Crimson Tidal Wave

, Deborah Lambert, Leave a comment

The complete transcript of Harvard prez Lawrence Summers’s [pictured] speech containing his controversial remarks about gender differences has now been released. But whether this helps or hurts his career is still a matter of opinion.

Wall Street Journal reporters Robert Tomsho and John Hechinger said in a recent piece that Summers’s issues go far deeper than his statement that “innate gender differences could help explain why fewer women gain high level academic careers in science and math.”
Summers, a former U.S. Treasury Secretary, is no stranger to the academic world. He earned a BS from M.I.T. and a Ph.D. from Harvard. At age 28, he became one of Harvard’s youngest tenured economics professors in the school’s history.

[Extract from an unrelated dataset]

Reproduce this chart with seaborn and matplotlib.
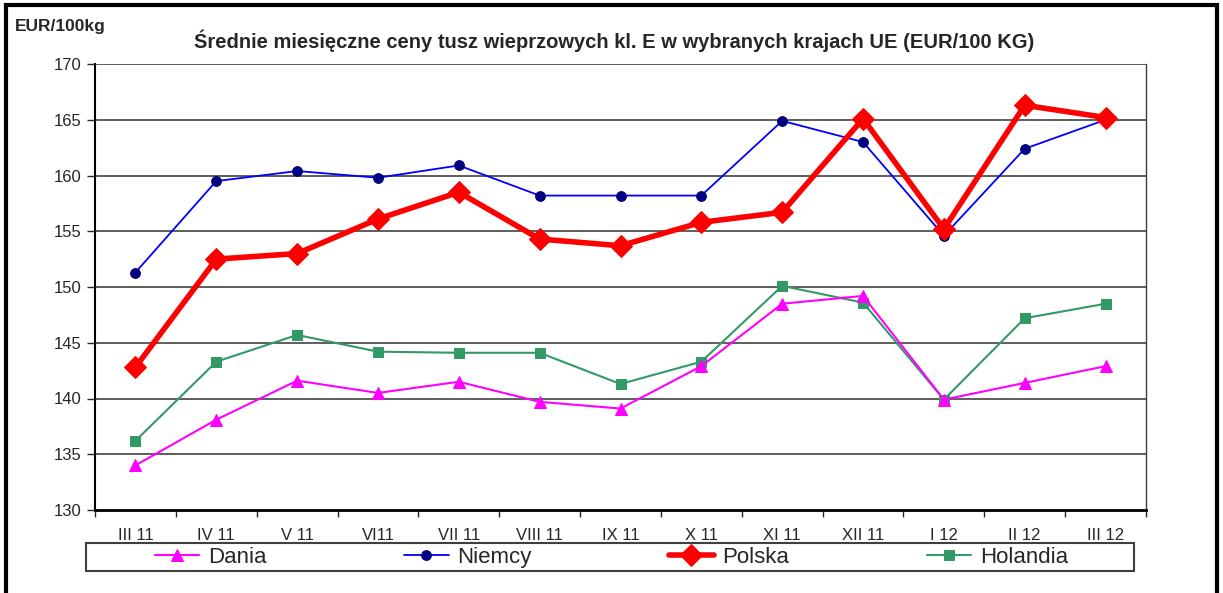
import numpy as np
import pandas as pd
import matplotlib
matplotlib.use("Agg")
import matplotlib.pyplot as plt
from matplotlib.patches import Rectangle
import seaborn as sns

# data
months = ["III 11", "IV 11", "V 11", "VI11", "VII 11", "VIII 11", "IX 11",
          "X 11", "XI 11", "XII 11", "I 12", "II 12", "III 12"]
dania = [134.0, 138.1, 141.6, 140.5, 141.5, 139.7, 139.1, 142.9, 148.5, 149.2, 139.9, 141.4, 142.9]
niemcy = [151.3, 159.5, 160.4, 159.8, 160.9, 158.2, 158.2, 158.2, 164.9, 163.0, 154.6, 162.4, 165.0]
polska = [142.8, 152.5, 153.0, 156.1, 158.5, 154.3, 153.7, 155.8, 156.7, 165.1, 155.2, 166.3, 165.2]
holandia = [136.2, 143.3, 145.7, 144.2, 144.1, 144.1, 141.3, 143.3, 150.1, 148.6, 139.9, 147.2, 148.5]

sns.set_style("white")
plt.rcParams["font.family"] = ["Liberation Sans", "DejaVu Sans"]

W, H = 1223, 593
fig = plt.figure(figsize=(W / 100, H / 100), dpi=100)
ax = fig.add_axes([95 / W, 1 - 510 / H, (1146 - 95) / W, (510 - 64) / H])

x = np.arange(len(months))
df = pd.DataFrame({"x": x, "Dania": dania, "Niemcy": niemcy,
                   "Polska": polska, "Holandia": holandia})

# horizontal grid first so lines sit on top
for v in range(135, 171, 5):
    ax.axhline(v, color="#505050", lw=1.3, zorder=0)

sns.lineplot(data=df, x="x", y="Holandia", ax=ax, color="#339966", lw=1.5,
             marker="s", markersize=7, markeredgecolor="#339966", label="Holandia")
sns.lineplot(data=df, x="x", y="Dania", ax=ax, color="#FF00FF", lw=1.5,
             marker="^", markersize=8, markeredgecolor="#FF00FF", label="Dania")
sns.lineplot(data=df, x="x", y="Niemcy", ax=ax, color="#0000FF", lw=1.3,
             marker="o", markersize=7, markerfacecolor="#000080",
             markeredgecolor="#000080", label="Niemcy")
sns.lineplot(data=df, x="x", y="Polska", ax=ax, color="#FF0000", lw=4,
             marker="D", markersize=11, markeredgecolor="#FF0000", label="Polska")

ax.set_xlim(-0.5, len(months) - 0.5)
ax.set_ylim(130, 170)
ax.set_yticks(range(130, 171, 5))
ax.tick_params(axis="y", labelsize=12, length=6, width=1, left=True, pad=4)

# category boundaries get the tick marks, labels sit in between
ax.set_xticks(np.arange(-0.5, len(months), 1.0))
ax.set_xticklabels([])
ax.set_xticks(x, minor=True)
ax.set_xticklabels(months, minor=True, fontsize=12)
ax.tick_params(axis="x", which="major", length=5, width=1, bottom=True, direction="out")
ax.tick_params(axis="x", which="minor", length=0, pad=13)
ax.set_xlabel("")
ax.set_ylabel("")

ax.spines["left"].set_color("black")
ax.spines["left"].set_linewidth(1.5)
ax.spines["bottom"].set_color("black")
ax.spines["bottom"].set_linewidth(2)
ax.spines["right"].set_color("#404040")
ax.spines["right"].set_linewidth(1)
ax.spines["top"].set_visible(False)

# legend below, in a box
handles, labels = ax.get_legend_handles_labels()
order = ["Dania", "Niemcy", "Polska", "Holandia"]
hmap = dict(zip(labels, handles))
ax.get_legend().remove()
fig.legend([hmap[k] for k in order], order, ncol=4, mode="expand",
           loc="center left", frameon=False, fontsize=16,
           bbox_to_anchor=(155 / W, 1 - 572 / H, (1068 - 155) / W, 29 / H),
           borderaxespad=0, borderpad=0, handlelength=2.0, handletextpad=0.4)
fig.patches.append(Rectangle((86 / W, 1 - 571 / H), (1134 - 86) / W, 28 / H,
                             transform=fig.transFigure, fill=False,
                             edgecolor="#404040", lw=1.5))

# outer frame
fig.patches.append(Rectangle((6 / W, -0.05), (1217 - 6) / W, 1.05 - 5 / H,
                             transform=fig.transFigure, fill=False,
                             edgecolor="black", lw=3, clip_on=False))

fig.text(614 / W, 1 - 41 / H,
         "Średnie miesięczne ceny tusz wieprzowych kl. E w wybranych krajach UE (EUR/100 KG)",
         ha="center", va="center", fontsize=14.5, fontweight="bold")
fig.text(15 / W, 1 - 27 / H, "EUR/100kg", ha="left", va="center",
         fontsize=12.5, fontweight="bold")

fig.savefig("out.png", dpi=100)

Many faculty members have criticized Summers’s confrontational management style exemplified by his scolding former Harvard Prof. Cornel West for “making a hip-hop record and allegedly missing classes to help with a political campaign,” (Prof. West packed up and went to Princeton.)

Summers has also been a strong supporter of re-establishing an ROTC presence on campus, and has taken on some of the school’s sacred cows like grade inflation.

In his speech, Summers said that gender differences in certain math and science fields could be explained by “family desires and employers’ current desire for high power and high intensity.”

To bolster his point, Summers also told his audience that women weren’t the only underrepresented group in various sectors of the economy. “To take a set of diverse examples,” he said, “the data will, I am confident, reveal that Catholics are substantially underrepresented in investment banking. . .that white men are very substantially underrepresented in the National Basketball Association; and that Jews are very substantially underrepresented in farming and agriculture.”

The release of the transcript sparked further mea culpas by the school president, who noted that although his remarks were “explicitly speculative,” he would have spoken differently if he could ‘turn back the clock.’”

Some Harvard faculty members disagree with the prevailing faculty criticism of Summers. Government Prof. Harvey C. Mansfield contends that Summers “is being attacked for his strengths and not for his defects,” adding that “the liberals of Harvard lost the election last November, and they are taking it out on Larry Summers.”

Debbie Lambert writes the “Squeaky Chalk” column for Campus Report.